Monday, January 26, 2015

Frankenputer and the Digital Zombie



                   Hi. Lest we be confused about where we are today, for the moment I have returned to my life before the fame and notoriety. I see an army of soulless defendants cueing on the edge of an event horizon we may not survive. Just as the answers to all of man's problems may never be heard, I've accepted fates more horrible than death itself. And yet man does not see it.

                   The sad and savage truth is that instead of preparing for the inevitable future, we were distracted beyond all reason. As the months and years whipped by, I had been privileged to see the truth in what I write about. But yet my heart aches for all my children yet to be, I had forgotten all about you. I should have been preparing. Consumer technology was the name of the game and the sales departments were running our shops into the profaned ground. No souls were ever needed to apply.

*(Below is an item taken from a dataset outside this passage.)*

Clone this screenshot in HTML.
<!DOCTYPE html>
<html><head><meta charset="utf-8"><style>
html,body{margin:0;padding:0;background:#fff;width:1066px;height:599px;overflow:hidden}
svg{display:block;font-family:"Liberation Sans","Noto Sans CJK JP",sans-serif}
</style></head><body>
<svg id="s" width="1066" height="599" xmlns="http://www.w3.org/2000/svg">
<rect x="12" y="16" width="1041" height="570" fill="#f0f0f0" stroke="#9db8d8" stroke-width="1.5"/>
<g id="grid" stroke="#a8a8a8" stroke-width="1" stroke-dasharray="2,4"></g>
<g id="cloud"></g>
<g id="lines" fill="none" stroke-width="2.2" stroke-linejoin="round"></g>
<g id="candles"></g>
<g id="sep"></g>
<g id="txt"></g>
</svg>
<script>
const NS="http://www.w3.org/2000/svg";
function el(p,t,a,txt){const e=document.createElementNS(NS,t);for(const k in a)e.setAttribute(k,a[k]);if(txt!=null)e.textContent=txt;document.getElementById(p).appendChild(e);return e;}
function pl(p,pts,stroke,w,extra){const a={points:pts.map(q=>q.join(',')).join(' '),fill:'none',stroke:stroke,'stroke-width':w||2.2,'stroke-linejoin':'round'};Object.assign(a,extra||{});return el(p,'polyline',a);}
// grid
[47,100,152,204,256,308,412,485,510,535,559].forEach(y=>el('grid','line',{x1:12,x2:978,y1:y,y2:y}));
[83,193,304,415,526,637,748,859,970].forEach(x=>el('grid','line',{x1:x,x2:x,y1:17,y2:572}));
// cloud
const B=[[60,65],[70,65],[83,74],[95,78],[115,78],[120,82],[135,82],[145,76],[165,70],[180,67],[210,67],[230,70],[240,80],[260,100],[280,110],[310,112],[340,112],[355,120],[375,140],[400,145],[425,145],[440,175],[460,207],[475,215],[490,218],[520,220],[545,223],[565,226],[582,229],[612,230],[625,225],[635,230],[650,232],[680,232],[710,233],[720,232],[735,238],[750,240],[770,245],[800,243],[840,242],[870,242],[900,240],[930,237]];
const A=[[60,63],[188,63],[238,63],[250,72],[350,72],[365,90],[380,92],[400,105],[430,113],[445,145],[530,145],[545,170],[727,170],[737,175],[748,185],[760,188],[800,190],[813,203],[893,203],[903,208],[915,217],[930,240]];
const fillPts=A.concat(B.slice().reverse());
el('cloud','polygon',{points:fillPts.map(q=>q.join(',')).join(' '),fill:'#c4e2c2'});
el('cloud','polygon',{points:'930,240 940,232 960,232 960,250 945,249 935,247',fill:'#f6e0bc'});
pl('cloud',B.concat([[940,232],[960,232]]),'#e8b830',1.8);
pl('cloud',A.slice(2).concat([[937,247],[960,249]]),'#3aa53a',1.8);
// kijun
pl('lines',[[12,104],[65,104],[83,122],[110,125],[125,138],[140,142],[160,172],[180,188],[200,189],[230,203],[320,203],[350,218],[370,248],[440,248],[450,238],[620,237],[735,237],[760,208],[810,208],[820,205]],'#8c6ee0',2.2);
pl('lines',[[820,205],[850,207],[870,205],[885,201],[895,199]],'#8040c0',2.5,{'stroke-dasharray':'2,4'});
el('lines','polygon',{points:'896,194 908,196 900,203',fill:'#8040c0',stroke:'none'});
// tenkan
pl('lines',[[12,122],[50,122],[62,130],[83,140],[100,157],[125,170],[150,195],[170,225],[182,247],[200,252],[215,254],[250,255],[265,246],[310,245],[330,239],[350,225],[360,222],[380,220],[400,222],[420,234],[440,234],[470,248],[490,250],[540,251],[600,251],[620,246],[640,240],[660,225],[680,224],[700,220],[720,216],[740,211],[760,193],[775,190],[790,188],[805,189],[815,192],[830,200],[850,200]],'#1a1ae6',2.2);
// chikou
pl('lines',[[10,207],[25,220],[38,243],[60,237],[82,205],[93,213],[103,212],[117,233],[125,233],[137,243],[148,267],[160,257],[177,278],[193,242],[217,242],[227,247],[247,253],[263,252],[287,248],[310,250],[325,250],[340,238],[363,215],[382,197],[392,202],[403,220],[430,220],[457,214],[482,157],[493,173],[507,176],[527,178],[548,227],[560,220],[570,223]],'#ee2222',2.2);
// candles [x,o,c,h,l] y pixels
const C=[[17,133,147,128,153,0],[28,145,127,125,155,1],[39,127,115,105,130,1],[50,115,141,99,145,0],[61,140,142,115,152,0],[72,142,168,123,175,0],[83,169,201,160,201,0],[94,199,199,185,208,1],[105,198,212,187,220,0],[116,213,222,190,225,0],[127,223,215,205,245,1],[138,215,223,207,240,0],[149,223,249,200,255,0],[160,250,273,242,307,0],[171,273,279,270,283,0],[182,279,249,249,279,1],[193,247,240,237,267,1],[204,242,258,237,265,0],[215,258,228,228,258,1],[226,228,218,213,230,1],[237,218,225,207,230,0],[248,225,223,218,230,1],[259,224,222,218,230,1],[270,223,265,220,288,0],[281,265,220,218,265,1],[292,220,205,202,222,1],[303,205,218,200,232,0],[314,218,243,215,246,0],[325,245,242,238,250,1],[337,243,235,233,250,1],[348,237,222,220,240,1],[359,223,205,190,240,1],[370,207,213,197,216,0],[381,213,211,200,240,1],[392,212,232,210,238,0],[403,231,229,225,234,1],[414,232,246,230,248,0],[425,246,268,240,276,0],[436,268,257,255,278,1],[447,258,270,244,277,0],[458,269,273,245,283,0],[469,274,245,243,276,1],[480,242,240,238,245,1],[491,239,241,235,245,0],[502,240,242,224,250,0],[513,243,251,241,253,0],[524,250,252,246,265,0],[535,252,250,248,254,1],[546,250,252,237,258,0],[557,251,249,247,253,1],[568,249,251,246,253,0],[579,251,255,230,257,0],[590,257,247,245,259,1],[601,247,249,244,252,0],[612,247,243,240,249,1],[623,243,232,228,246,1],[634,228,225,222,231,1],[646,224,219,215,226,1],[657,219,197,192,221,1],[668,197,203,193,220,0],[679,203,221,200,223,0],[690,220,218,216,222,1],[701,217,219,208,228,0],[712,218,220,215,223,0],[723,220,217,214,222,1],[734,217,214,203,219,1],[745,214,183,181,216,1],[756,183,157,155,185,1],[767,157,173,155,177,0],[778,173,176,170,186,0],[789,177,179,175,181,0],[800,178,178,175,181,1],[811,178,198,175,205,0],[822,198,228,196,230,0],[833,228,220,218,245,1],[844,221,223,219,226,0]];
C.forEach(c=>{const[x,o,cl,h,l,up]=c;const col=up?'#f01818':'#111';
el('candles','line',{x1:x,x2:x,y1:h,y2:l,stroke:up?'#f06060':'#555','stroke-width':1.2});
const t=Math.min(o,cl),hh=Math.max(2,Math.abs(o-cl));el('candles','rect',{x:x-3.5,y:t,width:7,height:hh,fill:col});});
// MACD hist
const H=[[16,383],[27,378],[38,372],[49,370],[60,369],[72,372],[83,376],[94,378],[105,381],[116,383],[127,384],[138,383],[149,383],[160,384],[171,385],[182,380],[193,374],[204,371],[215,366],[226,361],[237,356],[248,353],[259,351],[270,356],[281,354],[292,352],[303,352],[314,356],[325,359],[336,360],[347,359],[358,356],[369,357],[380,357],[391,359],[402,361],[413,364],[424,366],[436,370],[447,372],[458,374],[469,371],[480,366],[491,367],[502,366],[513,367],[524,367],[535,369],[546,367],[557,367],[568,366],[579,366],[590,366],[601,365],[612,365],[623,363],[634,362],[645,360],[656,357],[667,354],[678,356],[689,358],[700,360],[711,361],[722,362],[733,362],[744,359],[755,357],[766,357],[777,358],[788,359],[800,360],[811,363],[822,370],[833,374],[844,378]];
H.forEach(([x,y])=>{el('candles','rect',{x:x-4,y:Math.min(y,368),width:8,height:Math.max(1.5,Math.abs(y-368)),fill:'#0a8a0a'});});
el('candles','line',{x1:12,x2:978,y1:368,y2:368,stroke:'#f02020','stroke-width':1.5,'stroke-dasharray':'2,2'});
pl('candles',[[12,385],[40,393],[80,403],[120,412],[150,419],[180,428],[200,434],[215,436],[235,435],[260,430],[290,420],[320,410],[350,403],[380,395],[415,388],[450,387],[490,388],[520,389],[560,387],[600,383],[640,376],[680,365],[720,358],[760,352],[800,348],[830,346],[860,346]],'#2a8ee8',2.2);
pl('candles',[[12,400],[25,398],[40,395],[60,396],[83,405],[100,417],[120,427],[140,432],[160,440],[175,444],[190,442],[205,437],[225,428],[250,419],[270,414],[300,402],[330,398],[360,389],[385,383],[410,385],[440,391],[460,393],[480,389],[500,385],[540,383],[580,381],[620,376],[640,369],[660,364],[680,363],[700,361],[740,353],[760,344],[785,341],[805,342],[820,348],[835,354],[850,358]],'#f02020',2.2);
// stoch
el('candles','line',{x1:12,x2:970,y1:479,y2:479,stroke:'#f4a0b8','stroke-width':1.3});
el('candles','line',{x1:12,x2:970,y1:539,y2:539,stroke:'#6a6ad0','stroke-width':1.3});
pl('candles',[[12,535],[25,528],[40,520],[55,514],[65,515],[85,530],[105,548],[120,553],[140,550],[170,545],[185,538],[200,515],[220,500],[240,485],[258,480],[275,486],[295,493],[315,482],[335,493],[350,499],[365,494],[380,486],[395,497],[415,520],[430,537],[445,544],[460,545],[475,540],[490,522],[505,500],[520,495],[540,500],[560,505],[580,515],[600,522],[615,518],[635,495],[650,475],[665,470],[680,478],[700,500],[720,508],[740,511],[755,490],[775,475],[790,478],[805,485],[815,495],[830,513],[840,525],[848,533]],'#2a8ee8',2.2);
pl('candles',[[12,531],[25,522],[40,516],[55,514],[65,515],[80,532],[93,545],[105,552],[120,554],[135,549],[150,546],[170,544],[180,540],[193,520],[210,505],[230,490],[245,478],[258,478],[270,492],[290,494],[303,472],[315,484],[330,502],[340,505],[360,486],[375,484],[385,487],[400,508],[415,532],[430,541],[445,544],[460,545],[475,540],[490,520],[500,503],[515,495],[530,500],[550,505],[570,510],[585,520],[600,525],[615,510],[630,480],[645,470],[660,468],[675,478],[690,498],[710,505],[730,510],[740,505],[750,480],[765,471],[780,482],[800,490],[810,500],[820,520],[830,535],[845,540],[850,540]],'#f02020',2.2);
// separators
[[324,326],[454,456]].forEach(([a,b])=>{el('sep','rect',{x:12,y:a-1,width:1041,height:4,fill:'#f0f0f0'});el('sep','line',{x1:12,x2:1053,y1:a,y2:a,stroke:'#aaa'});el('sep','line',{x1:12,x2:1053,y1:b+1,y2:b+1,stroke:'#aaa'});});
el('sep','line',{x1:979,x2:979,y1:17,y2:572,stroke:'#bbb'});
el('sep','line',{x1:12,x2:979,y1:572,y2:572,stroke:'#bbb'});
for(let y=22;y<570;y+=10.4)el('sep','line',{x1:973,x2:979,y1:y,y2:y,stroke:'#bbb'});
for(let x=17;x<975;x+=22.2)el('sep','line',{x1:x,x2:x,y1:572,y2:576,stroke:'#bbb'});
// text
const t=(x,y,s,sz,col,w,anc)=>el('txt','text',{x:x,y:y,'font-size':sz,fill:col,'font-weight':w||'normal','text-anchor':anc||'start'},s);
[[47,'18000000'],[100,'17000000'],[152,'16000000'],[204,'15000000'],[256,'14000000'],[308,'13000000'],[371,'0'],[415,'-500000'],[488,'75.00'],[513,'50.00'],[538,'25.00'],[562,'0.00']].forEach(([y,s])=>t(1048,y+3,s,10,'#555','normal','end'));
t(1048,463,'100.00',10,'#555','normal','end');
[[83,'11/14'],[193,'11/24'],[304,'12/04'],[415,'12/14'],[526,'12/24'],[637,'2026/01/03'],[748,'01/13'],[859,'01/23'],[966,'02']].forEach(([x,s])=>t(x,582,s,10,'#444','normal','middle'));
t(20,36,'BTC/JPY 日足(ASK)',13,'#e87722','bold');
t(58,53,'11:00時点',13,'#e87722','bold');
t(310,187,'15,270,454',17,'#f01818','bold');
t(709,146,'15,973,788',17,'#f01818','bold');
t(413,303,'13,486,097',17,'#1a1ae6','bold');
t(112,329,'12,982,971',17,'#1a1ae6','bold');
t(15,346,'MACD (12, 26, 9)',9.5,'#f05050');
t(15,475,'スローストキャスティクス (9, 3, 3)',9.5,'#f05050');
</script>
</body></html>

                   My friends here in the future, I should say are never able to keep up with me. They were always making it about themselves. Dreaming up that next Killer App. The thing is, people generally never expect me to be able to love so deeply. My need for love is so dear to me, I have even learned how to talk to the dead, without believing in an afterlife. I don't believe. My "Killer App" is Psychic Reading Technologies.  And it works. I couldn't teach the machines how to do it. There's too much money just hovering in the halls, and I don't let it in. Our competition tries to reverse engineer the P. P. I. Reader. I just changed the way we use the language, and I document it. This data is so very pure. It's only we people who are course. Reading is relatively easy, it's my Reading Technology that is difficult. And it can't be copied.

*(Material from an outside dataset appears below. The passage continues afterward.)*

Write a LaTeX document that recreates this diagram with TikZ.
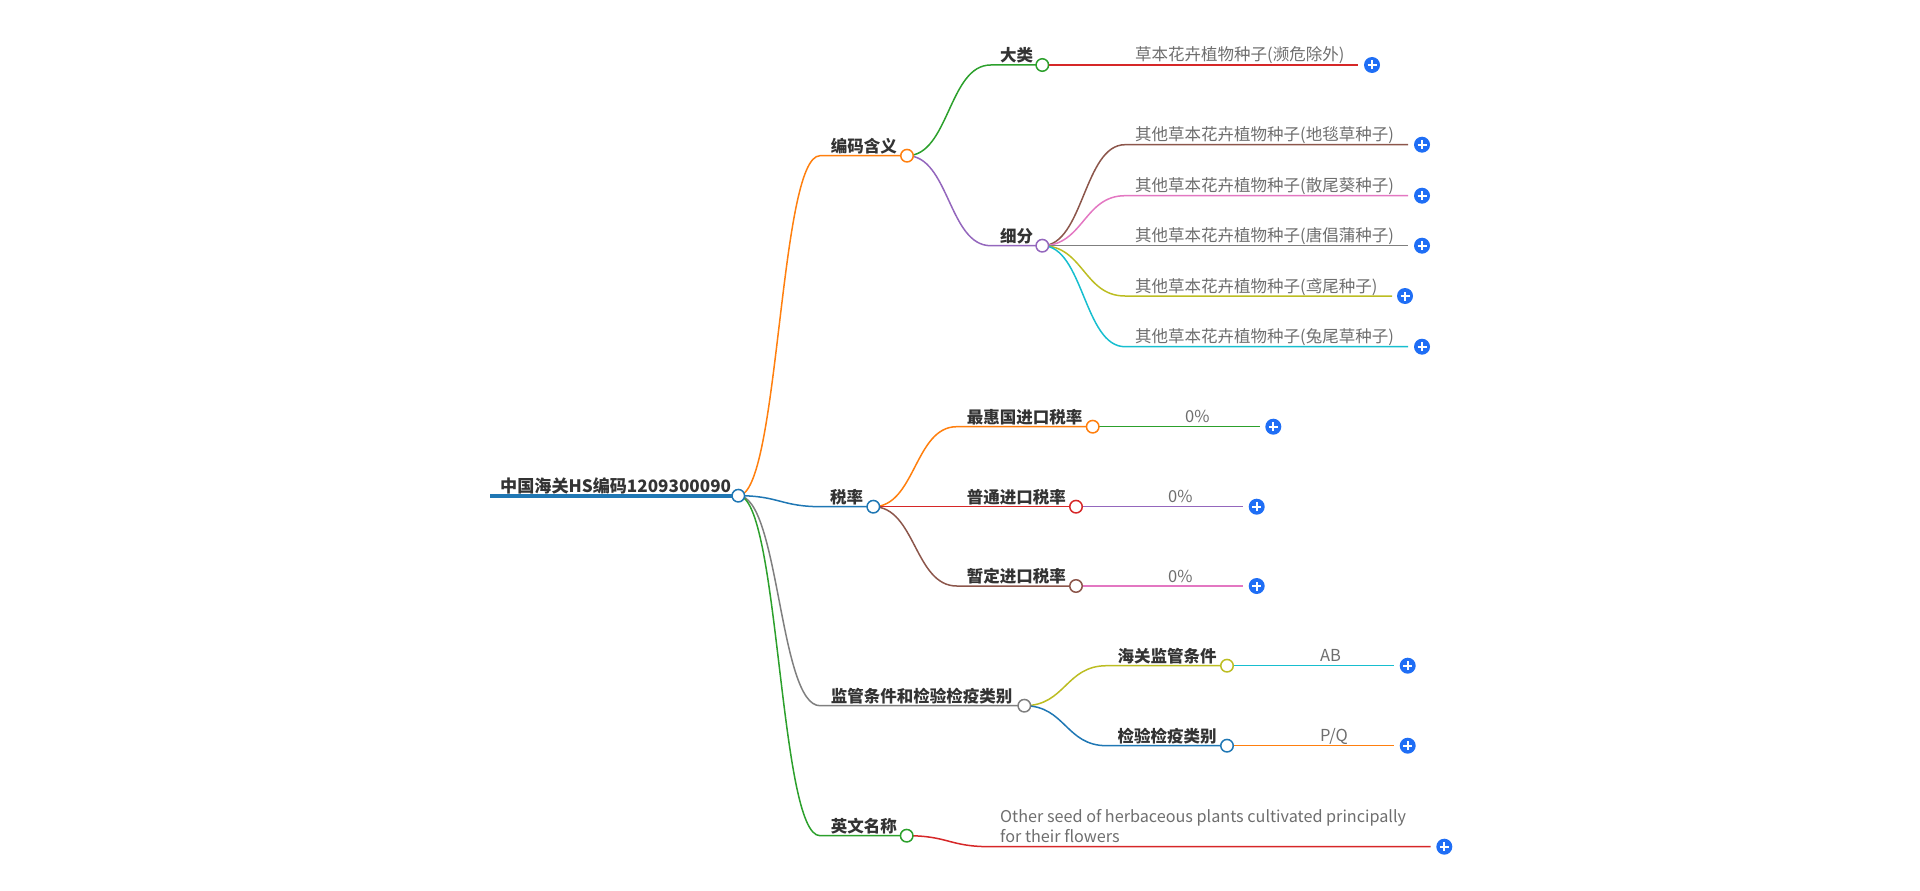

                    I never meant to be such a disruption to society. Psychic Reading Technology is just a concept whose time had come. It's so lucrative with almost no overhead compared to it's highly scalable income. This whole thing has gotten way out of hand. People even started bootlegging my intel without knowing how to use it. An actual Identity Code has to be continually decompressed. Human variability is just so ripe with fresh delicious data. And in this our modern era of; BIOMETRICS, ERGONOMICS, Physiognomy, Profiling, Genomics, (usability?) etc, people are now accustomed to the very similar Medical Variability Analytics, which are now in common practice. But it sounded really stupid when I first started writing about it. The numbers however have held up very nicely indeed. And I am very happy that I've done all my own homework. I had set a trap for myself here in the future, I had prepared to prove this very obvious "True Hoax," that it was never a hoax. I have managed to prove to society, en mass, that "Society moves toward the radicalizing influences of truth, inevitably," And by spreading my little "Truth Rumors." people are being influenced by the inevitability of truth, and we always have been. Truth is now a viably measurable commodity. And as a resource it is now a proven permanent eventuality, it can no longer be avoided. Here in the future, we optimists are still thought of as freaks. but now we can pay our own bills. I'm concerned with the marketing of my journalistic integrity with a clear conscience. Are you?

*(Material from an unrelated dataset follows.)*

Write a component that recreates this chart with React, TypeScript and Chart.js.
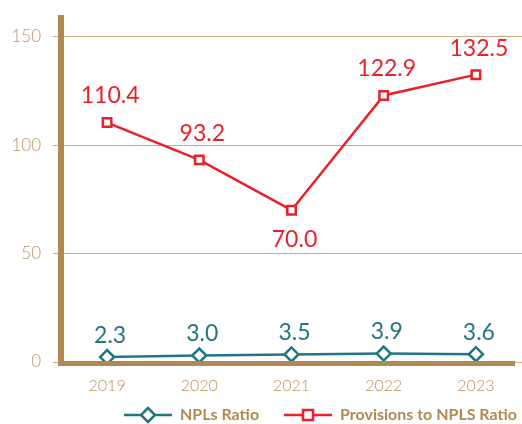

                    Because I have taken my time hiding in comfortable poverty, I've had the time to study. The only reason anyone believes me now is because I started by telling this biggest and best of all Bullshit Ghost Stories. (And it's all based on the truth.) As a detective story it's a little slow. But as an influential work of Library Science, I even finally get my Pulitzer Prize. What's important to me is that my work is done and that the research is working out perfectly. When I first wrote about this, it looked ridiculous. But as we started following up my lines of reasoning, we started getting incredible resolution on peoples individualized "Personal Data Variability Profiles." For the first couple of decades I wasn't making a lot of sense, not important. In the next couple of decades, I wasn't prepared to share yet. In these last twenty years however, everything just continues to come together so well. As hard as I have worked and studied, I've always felt a little guilty. Everything is turning out just a little too well. It's O. K. for me to use what I have, I paid a high price. I am happy to be able to sense other peoples feelings. I have worked with many of the best of you wonderful people. And I would like to be left alone now.